I'm nearly 80, and I don't have such a cushion on hand quite a bit of the time.

Why not? I receive 3 pensions, which are almost guaranteed income, for all that I must do in order to continue to receive them is stay alive. Also, a payment from a tax-deferred retirement account, from which I am required to withdraw an increasing percentage of its total value annually.

I have about 80% of my assets (which do not include a home) in stocks or equity-based mutual funds. Why such large proportion of total assets? I do not expect to need to liquidate more than 20% of my assets over a period of 5 - 10 years. And have felt that I should plan to fund my life's expenses till age 100, as I prefer to run out of life before I run out of money rather than the other way around.
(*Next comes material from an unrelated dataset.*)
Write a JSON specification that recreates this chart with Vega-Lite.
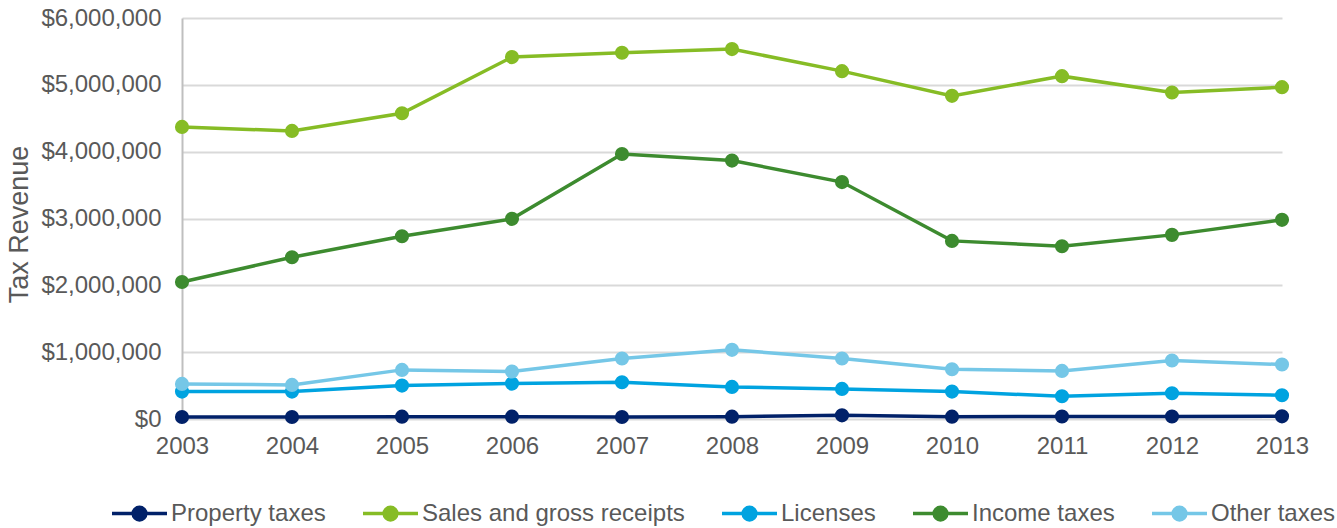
{
  "$schema": "https://vega.github.io/schema/vega-lite/v6.json",
  "width": 1100,
  "height": 401,
  "autosize": {"type": "none"},
  "padding": {"left": 182, "top": 18, "right": 55, "bottom": 109},
  "background": "white",
  "config": {
    "view": {"stroke": null},
    "font": "Liberation Sans"
  },
  "data": {
    "values": [
      {"year": "2003", "series": "Property taxes", "value": 30000},
      {"year": "2004", "series": "Property taxes", "value": 30000},
      {"year": "2005", "series": "Property taxes", "value": 35000},
      {"year": "2006", "series": "Property taxes", "value": 35000},
      {"year": "2007", "series": "Property taxes", "value": 30000},
      {"year": "2008", "series": "Property taxes", "value": 35000},
      {"year": "2009", "series": "Property taxes", "value": 55000},
      {"year": "2010", "series": "Property taxes", "value": 35000},
      {"year": "2011", "series": "Property taxes", "value": 38000},
      {"year": "2012", "series": "Property taxes", "value": 38000},
      {"year": "2013", "series": "Property taxes", "value": 40000},
      {"year": "2003", "series": "Sales and gross receipts", "value": 4370000},
      {"year": "2004", "series": "Sales and gross receipts", "value": 4310000},
      {"year": "2005", "series": "Sales and gross receipts", "value": 4575000},
      {"year": "2006", "series": "Sales and gross receipts", "value": 5415000},
      {"year": "2007", "series": "Sales and gross receipts", "value": 5480000},
      {"year": "2008", "series": "Sales and gross receipts", "value": 5535000},
      {"year": "2009", "series": "Sales and gross receipts", "value": 5205000},
      {"year": "2010", "series": "Sales and gross receipts", "value": 4835000},
      {"year": "2011", "series": "Sales and gross receipts", "value": 5130000},
      {"year": "2012", "series": "Sales and gross receipts", "value": 4885000},
      {"year": "2013", "series": "Sales and gross receipts", "value": 4965000},
      {"year": "2003", "series": "Licenses", "value": 410000},
      {"year": "2004", "series": "Licenses", "value": 410000},
      {"year": "2005", "series": "Licenses", "value": 500000},
      {"year": "2006", "series": "Licenses", "value": 530000},
      {"year": "2007", "series": "Licenses", "value": 550000},
      {"year": "2008", "series": "Licenses", "value": 480000},
      {"year": "2009", "series": "Licenses", "value": 450000},
      {"year": "2010", "series": "Licenses", "value": 410000},
      {"year": "2011", "series": "Licenses", "value": 340000},
      {"year": "2012", "series": "Licenses", "value": 385000},
      {"year": "2013", "series": "Licenses", "value": 355000},
      {"year": "2003", "series": "Income taxes", "value": 2050000},
      {"year": "2004", "series": "Income taxes", "value": 2420000},
      {"year": "2005", "series": "Income taxes", "value": 2735000},
      {"year": "2006", "series": "Income taxes", "value": 2995000},
      {"year": "2007", "series": "Income taxes", "value": 3965000},
      {"year": "2008", "series": "Income taxes", "value": 3867000},
      {"year": "2009", "series": "Income taxes", "value": 3545000},
      {"year": "2010", "series": "Income taxes", "value": 2665000},
      {"year": "2011", "series": "Income taxes", "value": 2585000},
      {"year": "2012", "series": "Income taxes", "value": 2755000},
      {"year": "2013", "series": "Income taxes", "value": 2980000},
      {"year": "2003", "series": "Other taxes", "value": 525000},
      {"year": "2004", "series": "Other taxes", "value": 510000},
      {"year": "2005", "series": "Other taxes", "value": 735000},
      {"year": "2006", "series": "Other taxes", "value": 710000},
      {"year": "2007", "series": "Other taxes", "value": 905000},
      {"year": "2008", "series": "Other taxes", "value": 1035000},
      {"year": "2009", "series": "Other taxes", "value": 905000},
      {"year": "2010", "series": "Other taxes", "value": 745000},
      {"year": "2011", "series": "Other taxes", "value": 720000},
      {"year": "2012", "series": "Other taxes", "value": 875000},
      {"year": "2013", "series": "Other taxes", "value": 815000}
    ]
  },
  "encoding": {
    "x": {
      "field": "year",
      "type": "ordinal",
      "sort": null,
      "scale": {"type": "point", "padding": 0},
      "axis": {
        "title": null,
        "labelAngle": 0,
        "labelFontSize": 24,
        "labelColor": "#595959",
        "labelPadding": 15,
        "ticks": false,
        "domain": false,
        "grid": false
      }
    },
    "y": {
      "field": "value",
      "type": "quantitative",
      "scale": {"domain": [0, 6000000], "nice": false},
      "axis": {
        "title": "Tax Revenue",
        "titleFontSize": 27,
        "titleFontWeight": "normal",
        "titleColor": "#595959",
        "titleAngle": -90,
        "titleX": -163,
        "titleY": 206,
        "titleAlign": "center",
        "titleBaseline": "middle",
        "values": [0, 1000000, 2000000, 3000000, 4000000, 5000000, 6000000],
        "format": "$,.0f",
        "labelFontSize": 24,
        "labelColor": "#595959",
        "labelPadding": 21,
        "ticks": false,
        "domain": true,
        "domainColor": "#BFBFBF",
        "domainWidth": 2,
        "grid": true,
        "gridColor": "#D9D9D9",
        "gridWidth": 2
      }
    },
    "color": {
      "field": "series",
      "type": "nominal",
      "sort": ["Property taxes", "Sales and gross receipts", "Licenses", "Income taxes", "Other taxes"],
      "scale": {
        "domain": ["Property taxes", "Sales and gross receipts", "Licenses", "Income taxes", "Other taxes"],
        "range": ["#012169", "#86BC25", "#00A3E0", "#3D8B2F", "#75C7E7"]
      },
      "legend": {
        "title": null,
        "orient": "none",
        "direction": "horizontal",
        "columns": 5,
        "legendX": -72,
        "legendY": 466,
        "labelFontSize": 24,
        "labelLimit": 500,
        "labelColor": "#595959",
        "labelOffset": 2,
        "columnPadding": 30,
        "symbolType": "M-1,0H-0.23A0.23,0.23 0 1,1 0.23,0A0.23,0.23 0 1,1 -0.23,0M0.23,0H1",
        "symbolSize": 3025,
        "symbolStrokeWidth": 3.5,
        "encode": {
          "symbols": {
            "update": {
              "fill": {"scale": "color", "field": "value"},
              "stroke": {"scale": "color", "field": "value"},
              "fillOpacity": {"value": 1},
              "strokeWidth": {"value": 3.5}
            }
          }
        }
      }
    }
  },
  "layer": [
    {
      "mark": {"type": "line", "strokeWidth": 3.5},
      "encoding": {"detail": {"field": "series"}}
    },
    {
      "mark": {"type": "circle", "size": 200, "opacity": 1}
    }
  ]
}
I have had a number of the stock and mutual fund certificates issued, which I have used as collateral at my bank to set up a fully secured Line of Credit, which cost no set-up fees (no evaluation of a home, title search, lawyer's fees, etc.) which I use on occasion, but much of the time sits there unused ... with no inactivity fees to pay.

I use my credit card for (infrequent) emergency use, then draw on the line of credit to pay off the full credit card balance owing when I receive the account. Interest paid is not deductible.

So I have set up a separate fully-secured Line of Credit that I may use to purchase more stocks, when I feel it justified and lack savings on hand to use. Interest paid on such loans is deductible.

Also ... it's been my experience that, after a couple of years of dropping stock markets, usually they advance quite rapidly for the first couple of years of recovery.

Were I to need emergency money when I felt that markets were much too low, I'd probably draw on my emergency line of credit for ongoing living costs for a year or so rather than selling stocks at distressed prices, trusting that after recovery I could probably sell them for probably 50% (or even 100%) more than now.

Hope all of this is helpful. If some of it wasn't understood, please ask for further explanation.